The ‘Lentin & Williams Index’, of which the first version was published in 1973, was intended to keep those involved in fossil dinoflagellate research abreast of the burgeoning taxonomic literature. An additional role has been to ‘tidy up’ nomenclatural issues that have been left unresolved in publications. The printed Index has moved to an online database, DINOFLAJ, a new version of which is projected for 2016. Although since 2012 the International Code of Nomenclature makes allowance for nomenclatural novelties to be proposed online, these digital sources need to be in PDF format in a recognised online publication. As DINOFLAJ3 will arguably not meet formal rules of nomenclature, this brief communication is intended to formalise nomenclatural changes that are needed before the database is released. Thus, the following names are herein validated: Alterbidinium compactum, Alterbidinium nuculum, Alterbidinium nummiliforme, Alterbidinium pentangulare, Alterbidinium prominense, Alterbidinium pseudocirculum, Alterbidinium saltanovae, Alterbidinium simplex; and Palaecysta palmula subspecies ankamotraensis.

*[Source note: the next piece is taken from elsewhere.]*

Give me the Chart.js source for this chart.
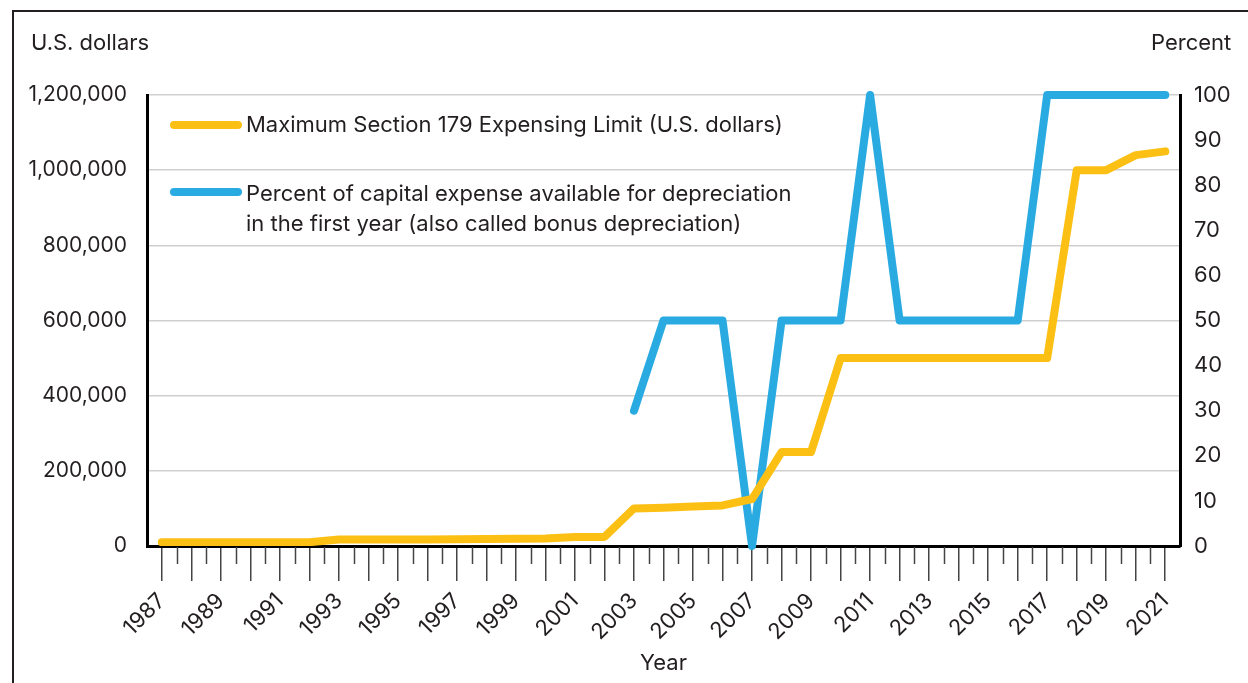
<!DOCTYPE html>
<html lang="en">
<head>
<meta charset="UTF-8">
<title>Section 179 and bonus depreciation</title>
<script src="https://cdn.jsdelivr.net/npm/chart.js"></script>
<style>
  html, body { margin: 0; padding: 0; background: #fff; }
  body { width: 1248px; height: 683px; overflow: hidden; position: relative;
         font-family: Inter, "Noto Sans", sans-serif; color: #231f20; }
  #wrap { position: absolute; left: 0; top: 0; width: 1248px; height: 683px; }
  .frame { position: absolute; left: 12px; top: 10px; width: 1300px; height: 700px;
           border-top: 2px solid #231f20; border-left: 2px solid #231f20; }
  .lbl { position: absolute; font-size: 22px; line-height: 28px; white-space: nowrap; }
  .key { position: absolute; width: 72px; height: 8px; border-radius: 4px; }
</style>
</head>
<body>
<div class="frame"></div>
<div id="wrap"><canvas id="myChart"></canvas></div>
<div class="lbl" style="left:31px; top:28px;">U.S. dollars</div>
<div class="lbl" style="left:1151px; top:28px;">Percent</div>

<div class="key" style="left:170px; top:121px; background:#fcc015;"></div>
<div class="lbl" style="left:246px; top:110px;">Maximum Section 179 Expensing Limit (U.S. dollars)</div>
<div class="key" style="left:170px; top:188px; background:#29abe2;"></div>
<div class="lbl" style="left:246px; top:178px; line-height:30px;">Percent of capital expense available for depreciation<br>in the first year (also called bonus depreciation)</div>

<script>
// years 1987 - 2021
let years = [];
for (let y = 1987; y <= 2021; y++) years.push(y);

// Maximum Section 179 expensing limit, U.S. dollars
let limit = [
  10000, 10000, 10000, 10000, 10000, 10000,      // 1987-1992
  17500, 17500, 17500, 17500,                    // 1993-1996
  18000, 18500, 19000, 20000,                    // 1997-2000
  24000, 24000,                                  // 2001-2002
  100000, 102000, 105000, 108000, 125000,        // 2003-2007
  250000, 250000,                                // 2008-2009
  500000, 500000, 500000, 500000, 500000, 500000, 500000, 500000, // 2010-2017
  1000000, 1000000, 1040000, 1050000             // 2018-2021
];

// bonus depreciation, percent (no data before 2003)
let bonus = [
  null, null, null, null, null, null, null, null,
  null, null, null, null, null, null, null, null, // 1987-2002
  30, 50, 50, 50, 0, 50, 50, 50, 100,             // 2003-2011
  50, 50, 50, 50, 50,                             // 2012-2016
  100, 100, 100, 100, 100                         // 2017-2021
];

let leftTicks = [0, 200000, 400000, 600000, 800000, 1000000, 1200000];
let rightTicks = [0, 10, 20, 30, 40, 50, 60, 70, 80, 90, 100];

const FAM = 'Inter, "Noto Sans", sans-serif';
const TXT = '#231f20';

function toPts(arr) {
  return years.map(function (y, i) { return { x: y, y: arr[i] }; });
}

// short ticks half way between the years
const halfTicks = {
  id: 'halfTicks',
  afterDraw: function (chart) {
    const xs = chart.scales.x;
    const ctx = chart.ctx;
    const top = chart.chartArea.bottom + 1;
    ctx.save();
    ctx.strokeStyle = '#444';
    ctx.lineWidth = 1.5;
    for (let i = 0; i < years.length - 1; i++) {
      const px = Math.round(xs.getPixelForValue(years[i] + 0.5)) + 0.5;
      ctx.beginPath();
      ctx.moveTo(px, top);
      ctx.lineTo(px, top + 17);
      ctx.stroke();
    }
    ctx.restore();
  }
};

new Chart(document.getElementById('myChart'), {
  type: 'line',
  data: {
    datasets: [{
      label: 'Maximum Section 179 Expensing Limit (U.S. dollars)',
      data: toPts(limit),
      yAxisID: 'y',
      borderColor: '#fcc015',
      borderWidth: 8,
      borderCapStyle: 'round',
      borderJoinStyle: 'round',
      pointRadius: 0,
      tension: 0
    }, {
      label: 'Percent of capital expense available for depreciation in the first year (also called bonus depreciation)',
      data: toPts(bonus),
      yAxisID: 'y1',
      borderColor: '#29abe2',
      borderWidth: 8,
      borderCapStyle: 'round',
      borderJoinStyle: 'round',
      pointRadius: 0,
      spanGaps: false,
      tension: 0,
      clip: 8
    }]
  },
  options: {
    responsive: true,
    maintainAspectRatio: false,
    animation: false,
    layout: { padding: { top: 95, left: 0, right: 0, bottom: 0 } },
    plugins: { legend: { display: false }, tooltip: { enabled: false } },
    scales: {
      x: {
        type: 'linear',
        min: 1986.5,
        max: 2021.5,
        afterBuildTicks: function (axis) {
          axis.ticks = years.map(function (v) { return { value: v }; });
        },
        afterFit: function (axis) { axis.height = 683 - 546; },
        border: { color: '#000', width: 3 },
        grid: { drawOnChartArea: false, tickLength: 35, color: '#444', lineWidth: 1.5 },
        ticks: {
          autoSkip: false,
          minRotation: 45,
          maxRotation: 45,
          padding: 7,
          color: TXT,
          font: { family: FAM, size: 22 },
          callback: function (v) { return (v % 2 === 1) ? String(v) : ''; }
        },
        title: { display: true, text: 'Year', color: TXT, font: { family: FAM, size: 22 }, padding: { top: 0, bottom: 6 } }
      },
      y: {
        position: 'left',
        min: 0,
        max: 1200000,
        afterBuildTicks: function (axis) {
          axis.ticks = leftTicks.map(function (v) { return { value: v }; });
        },
        afterFit: function (axis) { axis.width = 147; },
        border: { color: '#000', width: 3 },
        grid: { color: '#cfcfcf', lineWidth: 1.5, drawTicks: false },
        ticks: {
          padding: 20,
          color: TXT,
          font: { family: FAM, size: 21 },
          callback: function (v) { return v.toLocaleString('en-US'); }
        }
      },
      y1: {
        position: 'right',
        min: 0,
        max: 100,
        afterBuildTicks: function (axis) {
          axis.ticks = rightTicks.map(function (v) { return { value: v }; });
        },
        afterFit: function (axis) { axis.width = 1248 - 1180; },
        border: { color: '#000', width: 3 },
        grid: { drawOnChartArea: false, drawTicks: false },
        ticks: { padding: 14, color: TXT, font: { family: FAM, size: 22 } }
      }
    }
  },
  plugins: [halfTicks]
});
</script>
</body>
</html>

Also proposed herein are the following new combinations: Amphorulacysta delicata, Amphorulacysta? dodekovae, Amphorulacysta? expirata, Amphorulacysta metaelliptica, Amphorulacysta? monteilii; Bonetocardiella peregrinaensis; Cordosphaeridium gracile forma areolatum; Cribroperidinium graemei subspecies trabeculosum; Dinopterygium asteriforme; Nyktericysta granorugosa, Nyktericysta pentaradiata; Palaecysta complicata, Palaecysta palmula, Palaecysta silyba; and Pithonella melloi.